One of the irrigation people on a large property noticed that under the medium-sized maple trees, the gardens are particularly dry. He thought that maple must require more moisture than some other trees and are taking all the water. If you have some nice specimen maples, perhaps set up an extra sprinkler.

Speaking of watering, a word to the wise: Do not drive over the connection between two hoses. I’m just saying! It is better to water a long time every couple of days than a tiny sip every day. Place your finger into the soil to check for enough moisture.

The trumpet vines are lovely this year. There is one at the top of the Tashmoo Overlook at the entrance to the amphitheater. The wall around the fourway in Vineyard Haven is covered with one, as well as an entire side of the Square Rigger. The red flowers are a favorite of hummingbirds.

I pulled all the garlic. What was I thinking? Be forewarned, family, you may be receiving it for Christmas. I grew some elephant garlic. It is enormous and much milder than the standard variety. It doesn’t store well, so I need to use it first. I peeled several cloves and popped them into the crockpot with a little olive oil. It makes a wonderful spread on bread for sandwiches. I’m not fond of mayonnaise so this is a perfect substitute.

I also grew some bulb fennel. It is starting to bolt so I picked and braised it along with some cabbage, onions, olive oil, balsamic vinegar and a touch of sugar. I served it over an Orange Peel Bakery biscuit. It was great, but the rest of the family refused to try. They have a bad attitude about fennel from the seeds in sausage.

I stopped at Rusty Gordon’s new farm stand. It is now Ghost Island Farm at the Old Nip ‘n Tuck store. For a new start-up, he is doing a great job. Stop by and pick up some nice local produce at reasonable prices.

Why, in this searing heat and drought, do weeds thrive? They maintain themselves in driveways, cracks in the sidewalks and along Beach Road, tucked into the sea wall. In fact, there is some beautiful sky-blue chicory to enjoy while waiting for the bridge to come down. I tell my workers that weeds are easiest to recognize as they are bigger and stronger than the plants.

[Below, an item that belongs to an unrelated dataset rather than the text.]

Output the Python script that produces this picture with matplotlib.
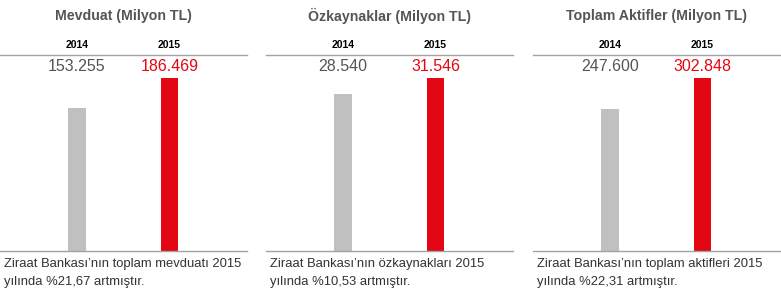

Honestly, the nerve of Mitt Romney! Now he is demanding an apology from President Obama for the negative ads against his time at Bain Capital. Romney has been bragging up his business experience at Bain all along. He doesn’t ever mention his time as governor of Massachusetts. Since when are negatives ads unacceptable, Mitt? Your party, the Republican, did not apologize for the Swiftboating of John Kerry. How about the constant barrage against triple-amputee Vietnam War veteran Max Cleland?

I agree with the president’s remarks in Ohio. Governor Romney is a job creator ­­— in India and China!